The Novorussian media are predicting that if the Ukrainian Air force continues to bomb civilian targets in Donetsk and Lugansk from bombers, the “Novorussian air force” will rise to stop them. The Special Monitoring Mission (SMM) of the Organization for Security and Cooperation in Europe (OSCE), has been unable to report on the airport battle.

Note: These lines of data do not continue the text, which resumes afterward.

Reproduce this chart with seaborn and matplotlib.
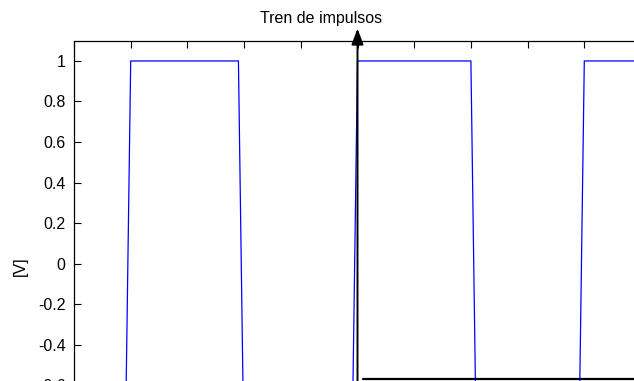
import matplotlib
matplotlib.use("Agg")
import matplotlib.pyplot as plt
import seaborn as sns
import pandas as pd
from matplotlib.ticker import FixedLocator, FixedFormatter

# Pulse train vertices: time [s] and voltage [V]
t_vals = [-5.0, -4.1, -4.0, -2.1, -2.0, -0.1, 0.0, 2.0, 2.1, 3.9, 4.0, 5.0]
v_vals = [-1, -1, 1, 1, -1, -1, 1, 1, -1, -1, 1, 1]

# Axis ticks
x_ticks = [-5, -4, -3, -2, -1, 0, 1, 2, 3, 4, 5]
y_ticks = [-0.6, -0.4, -0.2, 0.0, 0.2, 0.4, 0.6, 0.8, 1.0]
y_tick_labels = ["-0.6", "-0.4", "-0.2", "0", "0.2", "0.4", "0.6", "0.8", "1"]

# Reference axis lines (vertical arrow at t=0, horizontal baseline)
axis_arrow_top = 1.16
baseline_level = -0.57
baseline_start = 0.09

sns.set_theme(style="white")
plt.rcParams["font.family"] = ["Liberation Sans", "DejaVu Sans"]
plt.rcParams["axes.unicode_minus"] = False

W, H = 634, 381
fig = plt.figure(figsize=(W / 100, H / 100), dpi=100)
fig.patch.set_facecolor("white")

# Axes box in pixels: left 74, right 641, top 40.7, bottom 486.5 (extends past the canvas)
left_px, right_px, top_px, bottom_px = 74, 641, 40.7, 486.5
ax = fig.add_axes([left_px / W, (H - bottom_px) / H,
                   (right_px - left_px) / W, (bottom_px - top_px) / H])
ax.set_facecolor("white")

df = pd.DataFrame({"t": t_vals, "v": v_vals})
sns.lineplot(data=df, x="t", y="v", ax=ax, color="#0000ff", linewidth=0.9,
             estimator=None, sort=False)

ax.set_xlim(-5, 5)
ax.set_ylim(-1.1, 1.1)

ax.xaxis.set_major_locator(FixedLocator(x_ticks))
ax.yaxis.set_major_locator(FixedLocator(y_ticks))
ax.yaxis.set_major_formatter(FixedFormatter(y_tick_labels))

ax.tick_params(direction="in", top=True, right=True, bottom=True, left=True,
               length=5, width=0.8, color="black", labelsize=11.5,
               labelcolor="black", pad=6)
ax.tick_params(axis="x", labelbottom=False)

for sp in ax.spines.values():
    sp.set_visible(True)
    sp.set_color("black")
    sp.set_linewidth(0.9)

ax.set_xlabel("")
ax.set_ylabel("[V]", fontsize=11.5, color="black")
ax.yaxis.set_label_coords(-0.081, 0.495)

# Vertical axis arrow at t = 0
ax.annotate("", xy=(0, axis_arrow_top), xytext=(0, -1.1),
            arrowprops=dict(arrowstyle="-|>,head_length=0.8,head_width=0.3",
                            color="black", lw=1.4, mutation_scale=12,
                            shrinkA=0, shrinkB=0),
            annotation_clip=False)

# Horizontal baseline
ax.plot([baseline_start, 5], [baseline_level, baseline_level],
        color="black", linewidth=1.6, clip_on=False)

fig.text(321.5 / W, 1 - 18 / H, "Tren de impulsos", ha="center", va="center",
         fontsize=11.5, color="black")

fig.savefig("out.png", dpi=100, facecolor="white")
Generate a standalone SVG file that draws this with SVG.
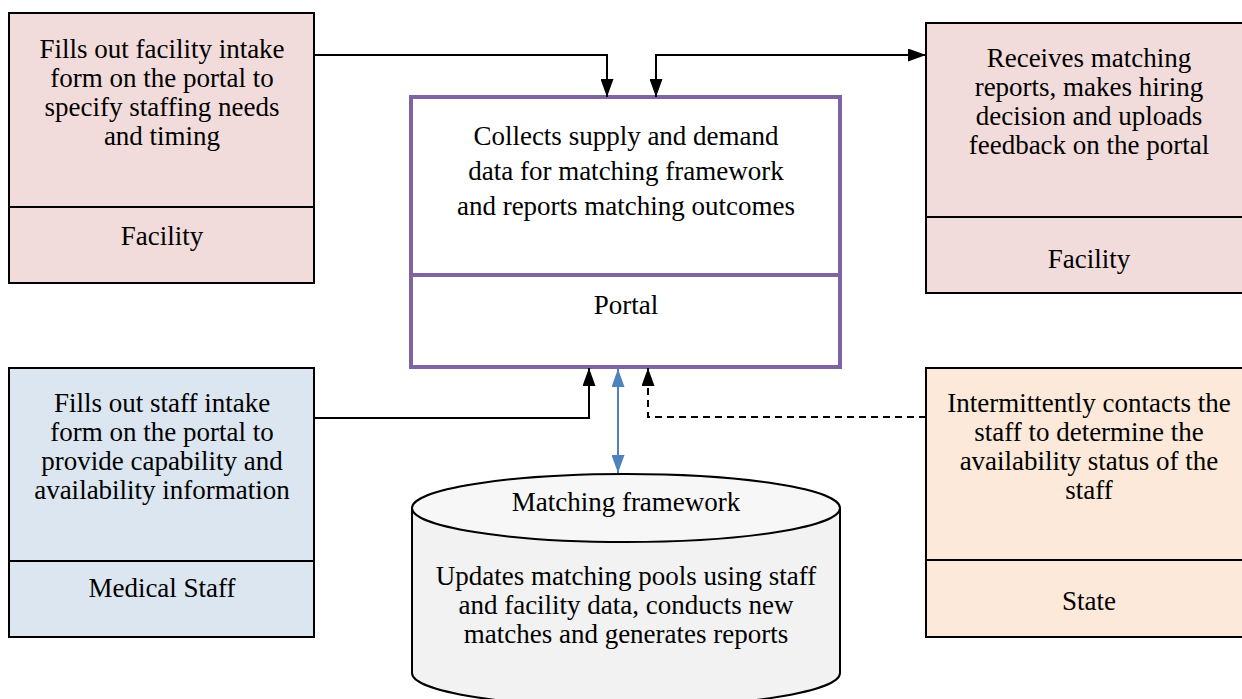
<svg xmlns="http://www.w3.org/2000/svg" width="1242" height="699" viewBox="0 0 1242 699">
<defs>
<marker id="ah2" viewBox="0 0 10 10" refX="10" refY="5" markerWidth="18" markerHeight="13" markerUnits="userSpaceOnUse" orient="auto-start-reverse" preserveAspectRatio="none"><path d="M0,0L10,5L0,10z" fill="#000"/></marker>
<marker id="ahb" viewBox="0 0 10 10" refX="10" refY="5" markerWidth="18" markerHeight="13" markerUnits="userSpaceOnUse" orient="auto-start-reverse" preserveAspectRatio="none"><path d="M0,0L10,5L0,10z" fill="#4F81BD"/></marker>
</defs>
<g font-family="Liberation Serif, serif" font-size="27" text-anchor="middle" fill="#000">
<g id="facility-left">
<rect x="9" y="13" width="305" height="270" fill="#F2DCDB" stroke="#000" stroke-width="2"/>
<line x1="9" y1="207" x2="314" y2="207" stroke="#000" stroke-width="2"/>
<text x="162" y="58">Fills out facility intake</text>
<text x="162" y="87">form on the portal to</text>
<text x="162" y="116">specify staffing needs</text>
<text x="162" y="145">and timing</text>
<text x="162" y="245">Facility</text>
</g>
<g id="portal">
<rect x="411" y="97" width="429" height="270" fill="#fff" stroke="#8064A2" stroke-width="4"/>
<line x1="411" y1="275" x2="840" y2="275" stroke="#8064A2" stroke-width="4"/>
<text x="626" y="145">Collects supply and demand</text>
<text x="626" y="180">data for matching framework</text>
<text x="626" y="215">and reports matching outcomes</text>
<text x="626" y="314">Portal</text>
</g>
<g id="facility-right">
<rect x="926" y="23" width="326" height="270" fill="#F2DCDB" stroke="#000" stroke-width="2"/>
<line x1="926" y1="217" x2="1252" y2="217" stroke="#000" stroke-width="2"/>
<text x="1089" y="67">Receives matching</text>
<text x="1089" y="96">reports, makes hiring</text>
<text x="1089" y="125">decision and uploads</text>
<text x="1089" y="154">feedback on the portal</text>
<text x="1089" y="268">Facility</text>
</g>
<g id="medical-staff">
<rect x="9" y="368" width="305" height="269" fill="#DCE6F1" stroke="#000" stroke-width="2"/>
<line x1="9" y1="561" x2="314" y2="561" stroke="#000" stroke-width="2"/>
<text x="162" y="412">Fills out staff intake</text>
<text x="162" y="441">form on the portal to</text>
<text x="162" y="470">provide capability and</text>
<text x="162" y="499">availability information</text>
<text x="162" y="597">Medical Staff</text>
</g>
<g id="state">
<rect x="926" y="368" width="326" height="269" fill="#FDE9D9" stroke="#000" stroke-width="2"/>
<line x1="926" y1="560" x2="1252" y2="560" stroke="#000" stroke-width="2"/>
<text x="1089" y="412">Intermittently contacts the</text>
<text x="1089" y="441">staff to determine the</text>
<text x="1089" y="470">availability status of the</text>
<text x="1089" y="499">staff</text>
<text x="1089" y="610">State</text>
</g>
<g id="matching-framework">
<path d="M412,508 L412,673 A214,34 0 0 0 840,673 L840,508" fill="#F2F2F2" stroke="#000" stroke-width="2"/>
<ellipse cx="626" cy="508" rx="214" ry="34" fill="#F7F7F7" stroke="#000" stroke-width="2"/>
<text x="626" y="511">Matching framework</text>
<text x="626" y="585">Updates matching pools using staff</text>
<text x="626" y="614">and facility data, conducts new</text>
<text x="626" y="643">matches and generates reports</text>
</g>
</g>
<g id="connectors" fill="none" stroke="#000" stroke-width="2">
<path d="M314,55 L607,55 L607,97" marker-end="url(#ah2)"/>
<path d="M656,97 L656,55 L926,55" marker-start="url(#ah2)" marker-end="url(#ah2)"/>
<path d="M314,418 L589,418 L589,368" marker-end="url(#ah2)"/>
<path d="M926,417 L648,417 L648,368" stroke-dasharray="7,5" marker-end="url(#ah2)"/>
<path d="M618,369 L618,473" stroke="#4F81BD" marker-start="url(#ahb)" marker-end="url(#ahb)"/>
</g>
</svg>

From Donetsk city the latest SMM report says it “observed substantial damage of civilian infrastructure in “DPR”-controlled Donetsk city and surroundings as a result of recent intensified shelling over the last 48 hours. In the DPR-controlled districts of Kyivski (8 km north-west of Donetsk), Kirovskyi (7 km south-west of Donetsk), Petroveski (9 km south-west of Donetsk) and Voroshilovski (1 km north of Donetsk) the SMM observed damage to civilian buildings caused by recent shelling. The SMM also observed a crater with remnants of what appeared to be a (Uragan) multiple launch rocket system that had resulted in damage to a number of buildings… Damage to civilian infrastructure due to what appeared to be Smerch multiple rocket launchers (300mm) and Grad (122mm) rocket strikes was observed by the SMM. Most of the damage consisted of broken windows, felled trees and downed power lines.”

Before the defeat, the Financial Times described the battle for Donetsk airport as strategic. “Losing it would be a crushing blow to Ukrainian morale”, the newspaper has declared. In his plan, Soros says, the military operations demonstrate that “Europe needs to wake up and recognize that it is under attack from Russia.”